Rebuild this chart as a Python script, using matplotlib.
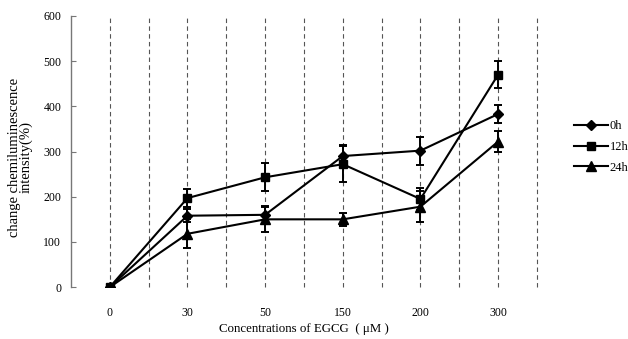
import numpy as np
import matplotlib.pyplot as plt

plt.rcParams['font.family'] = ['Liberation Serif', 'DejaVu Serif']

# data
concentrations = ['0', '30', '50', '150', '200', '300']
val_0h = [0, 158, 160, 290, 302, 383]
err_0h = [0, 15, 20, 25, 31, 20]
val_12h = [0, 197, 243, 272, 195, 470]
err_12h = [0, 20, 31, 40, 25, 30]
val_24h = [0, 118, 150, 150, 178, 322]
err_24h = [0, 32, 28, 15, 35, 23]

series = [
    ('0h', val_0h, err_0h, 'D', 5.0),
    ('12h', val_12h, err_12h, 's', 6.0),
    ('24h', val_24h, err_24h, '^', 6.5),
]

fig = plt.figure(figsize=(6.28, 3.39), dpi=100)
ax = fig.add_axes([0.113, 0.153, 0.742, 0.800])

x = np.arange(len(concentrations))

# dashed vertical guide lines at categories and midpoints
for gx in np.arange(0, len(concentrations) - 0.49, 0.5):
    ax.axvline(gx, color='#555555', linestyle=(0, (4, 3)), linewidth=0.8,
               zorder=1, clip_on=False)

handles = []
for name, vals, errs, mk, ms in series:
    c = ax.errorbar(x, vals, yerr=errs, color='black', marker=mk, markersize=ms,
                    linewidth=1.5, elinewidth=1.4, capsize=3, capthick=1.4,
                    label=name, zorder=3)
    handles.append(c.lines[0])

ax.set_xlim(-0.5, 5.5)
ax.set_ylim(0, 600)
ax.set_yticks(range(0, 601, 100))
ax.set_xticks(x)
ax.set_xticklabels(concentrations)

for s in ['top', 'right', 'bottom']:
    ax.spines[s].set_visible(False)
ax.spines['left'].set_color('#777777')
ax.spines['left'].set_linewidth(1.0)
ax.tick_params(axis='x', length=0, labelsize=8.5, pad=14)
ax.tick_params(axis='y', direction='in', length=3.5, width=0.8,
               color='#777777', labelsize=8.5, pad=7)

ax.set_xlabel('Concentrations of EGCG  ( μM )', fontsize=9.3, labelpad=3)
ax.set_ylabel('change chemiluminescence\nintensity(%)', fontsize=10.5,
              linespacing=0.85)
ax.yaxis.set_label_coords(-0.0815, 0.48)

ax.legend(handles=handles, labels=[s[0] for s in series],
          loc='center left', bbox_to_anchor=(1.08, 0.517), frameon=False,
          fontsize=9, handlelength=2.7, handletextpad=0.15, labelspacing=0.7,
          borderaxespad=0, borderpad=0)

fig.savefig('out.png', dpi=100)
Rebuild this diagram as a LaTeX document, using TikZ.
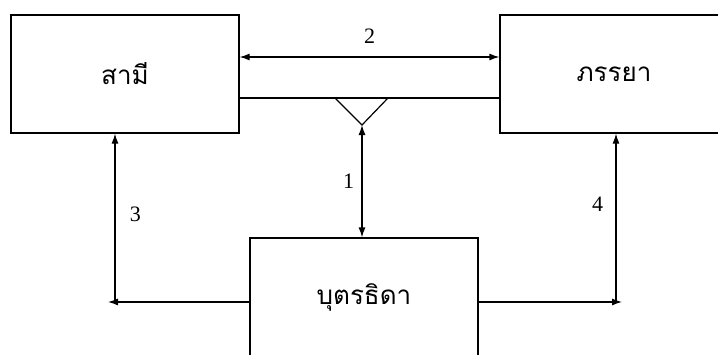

|---|

Exercise directions> Reproduce the data above word for word from its first line through the line that holds "handles.append(c.lines[0])", both ends included; skip pictures.

Final result>
Rebuild this chart as a Python script, using matplotlib.
import numpy as np
import matplotlib.pyplot as plt

plt.rcParams['font.family'] = ['Liberation Serif', 'DejaVu Serif']

# data
concentrations = ['0', '30', '50', '150', '200', '300']
val_0h = [0, 158, 160, 290, 302, 383]
err_0h = [0, 15, 20, 25, 31, 20]
val_12h = [0, 197, 243, 272, 195, 470]
err_12h = [0, 20, 31, 40, 25, 30]
val_24h = [0, 118, 150, 150, 178, 322]
err_24h = [0, 32, 28, 15, 35, 23]

series = [
    ('0h', val_0h, err_0h, 'D', 5.0),
    ('12h', val_12h, err_12h, 's', 6.0),
    ('24h', val_24h, err_24h, '^', 6.5),
]

fig = plt.figure(figsize=(6.28, 3.39), dpi=100)
ax = fig.add_axes([0.113, 0.153, 0.742, 0.800])

x = np.arange(len(concentrations))

# dashed vertical guide lines at categories and midpoints
for gx in np.arange(0, len(concentrations) - 0.49, 0.5):
    ax.axvline(gx, color='#555555', linestyle=(0, (4, 3)), linewidth=0.8,
               zorder=1, clip_on=False)

handles = []
for name, vals, errs, mk, ms in series:
    c = ax.errorbar(x, vals, yerr=errs, color='black', marker=mk, markersize=ms,
                    linewidth=1.5, elinewidth=1.4, capsize=3, capthick=1.4,
                    label=name, zorder=3)
    handles.append(c.lines[0])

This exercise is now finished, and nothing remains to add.